A struggling economy, political instability, rising unemployment and overall anxiety over future has prompted economists and analysts to set alarm bells ringing over Slovenia‘s fate in the coming months. With Cyprus on the brink of an economic meltdown, all eyes are now on Slovenia, which could follow suit soon. The Slovenian government meanwhile has introduced a slew of austerity measures to handle the situation, which are hurting the dwindling economy further.
Cyprus recently became the fifth Euro Zone member to get financial assistance from Brussels to save its crumbling economy. The country agreed to adopt measures that will help release a 10 billion euro international bailout. The International Monetary Fund (IMF), however, cast some aspersions as it commented that times are indeed challenging and the Cypriots will have to put in great efforts.

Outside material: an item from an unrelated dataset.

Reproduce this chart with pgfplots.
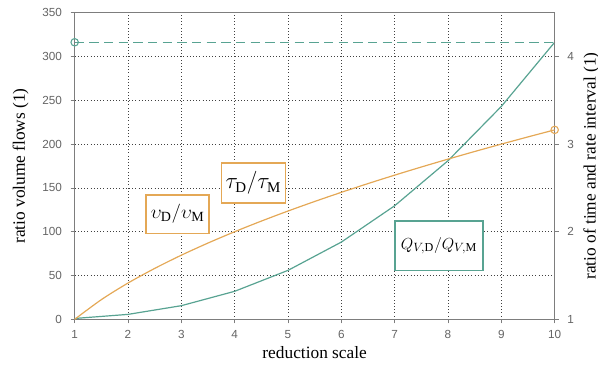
\documentclass[border=0pt]{standalone}
\usepackage{pgfplots}
\pgfplotsset{compat=1.18}
\usepackage{fontspec}
\setmainfont{Liberation Serif}
\newfontfamily\tickfont{Liberation Sans}
\definecolor{qgreen}{RGB}{88,163,146}
\definecolor{vorange}{RGB}{228,168,86}
\definecolor{framegray}{RGB}{125,125,125}
\definecolor{tickgray}{RGB}{100,100,100}
\begin{document}
\begin{tikzpicture}
\useasboundingbox (-56pt,-34.5pt) rectangle (392.5pt,239.5pt);
\pgfplotsset{
  common/.style={
    scale only axis, width=360pt, height=230pt,
    xmin=1, xmax=10,
    axis line style={framegray, line width=0.8pt},
    tick style={framegray, line width=0.6pt},
    tick align=outside,
    major tick length=3pt,
    ticklabel style={font=\tickfont\fontsize{8.8}{10}\selectfont, text=tickgray},
    /pgf/number format/assume math mode=true,
    label style={font=\fontsize{13}{15}\selectfont},
  }
}
\begin{axis}[common,
  ymin=0, ymax=350,
  axis y line*=left, axis x line*=bottom,
  xtick={1,...,10}, ytick={0,50,...,350},
  yticklabel style={xshift=-3pt},
  xticklabel style={yshift=-2pt},
  grid=major, grid style={black!75, dotted, line width=0.6pt},
  xlabel={reduction scale}, ylabel={ratio volume flows (1)},
  xlabel style={at={(axis description cs:0.5,0)}, anchor=north, yshift=-17pt},
  ylabel style={at={(axis description cs:0,0.5)}, anchor=south, yshift=31pt},
  clip=false,
]
\addplot[qgreen, line width=0.9pt] coordinates {
(1,1) (2,5.66) (3,15.59) (4,32) (5,55.9) (6,88.18) (7,129.64) (8,181.02) (9,243) (10,316.23)};
\addplot[qgreen, dashed, dash pattern=on 7pt off 4pt, line width=0.9pt] coordinates {(1,316.23) (10,316.23)};
\addplot[qgreen, only marks, mark=o, mark size=2.8pt, mark options={fill=white, line width=0.8pt}] coordinates {(1,316.23)};
\draw[framegray, line width=0.8pt] (axis cs:1,350) -- (axis cs:10,350);
\node[draw=vorange, line width=1.2pt, fill=white, minimum width=47pt, minimum height=29pt, inner sep=2pt, font=\fontsize{15}{17}\selectfont] at (axis cs:2.93,120) {$\upsilon_{\mathrm{D}}/\upsilon_{\mathrm{M}}$};
\node[draw=vorange, line width=1.2pt, fill=white, minimum width=48pt, minimum height=30pt, inner sep=2pt, font=\fontsize{16}{18}\selectfont] at (axis cs:4.35,155.5) {$\tau_{\mathrm{D}}/\tau_{\mathrm{M}}$};
\node[draw=qgreen, line width=1.2pt, fill=white, inner sep=3pt, minimum width=66pt, minimum height=37pt, font=\fontsize{13}{15}\selectfont] at (axis cs:7.83,84) {$Q_{V\!,\mathrm{D}}/Q_{V\!,\mathrm{M}}$};
\end{axis}
\begin{axis}[common,
  ymin=1, ymax=4.5,
  axis y line*=right, axis x line=none,
  ytick={1,2,3,4},
  yticklabel style={xshift=3pt},
  ylabel={ratio of time and rate interval (1)},
  ylabel style={at={(axis description cs:1,0.5)}, anchor=north, yshift=-18pt},
  clip=false,
]
\addplot[vorange, line width=0.9pt, smooth] coordinates {
(1,1) (1.5,1.2247) (2,1.4142) (2.5,1.5811) (3,1.7321) (3.5,1.8708) (4,2) (4.5,2.1213) (5,2.2361) (5.5,2.3452) (6,2.4495) (6.5,2.5495) (7,2.6458) (7.5,2.7386) (8,2.8284) (8.5,2.9155) (9,3) (9.5,3.0822) (10,3.1623)};
\addplot[vorange, only marks, mark=o, mark size=2.8pt, mark options={fill=white, line width=0.8pt}] coordinates {(10,3.1623)};
\end{axis}
\end{tikzpicture}
\end{document}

The government is expected to significantly increase taxes on income and stabilize finances and the banking sector. The Slovenian banking sector, which is currently facing tough times, has been likened to its Cyprian counterpart, prompting analysts to forecast a similar announcement soon.
The banking sector has been the biggest cause of concern for the Slovenian government so far. Loan losses are running high and the challenge is to fund the banks somehow and bring the situation under control. Notably, the banking sector was growing rapidly until 2009 when the economic crisis hit Europe and has since struggled to stay afloat.
According to economists, Slovenian banks need around 4 billion euro to remain solvent. To address the problem, Prime Minister Alenka Bratusek has laid more emphasis on austerity measures that are expected to revive the banking sector. According to her, the situation can still be handled well because the Slovenian banking sector is not as large as the Cyprian one.
Many economists believe that a combination of austerity measures, recession faced by key trade partners and efforts to overhaul the banking sector will lead to a 1.9% drop in the country’s GDP. Moreover, growth is expected in 2014, although it will be quite weak and unlikely to bring a cheer among Slovenians.
The recent upheavals in the Cyprian upheavals have also triggered a sense of fear among depositors in Slovenia. A recent opinion poll clearly shows that 48% of respondents believe an economic bailout will be necessary to bring the economy back on track. It further shows that 42% of respondents do not think their savings are safe in local banks.
As the debt continues to pile, Slovenia is still hoping that it will be able to save its small economy by undertaking some corrective measures. With its GDP, which was under 55% in 2012 Slovenia is one of the smallest EU members and that means it can recapitalize itself for now.
The country is up for another challenge in June when it has to return 900 million euro to its investors. With these developments posing threat to smaller European countries, bigger nations like France and Britain are also pressured to undertake stringent measures to avoid crisis.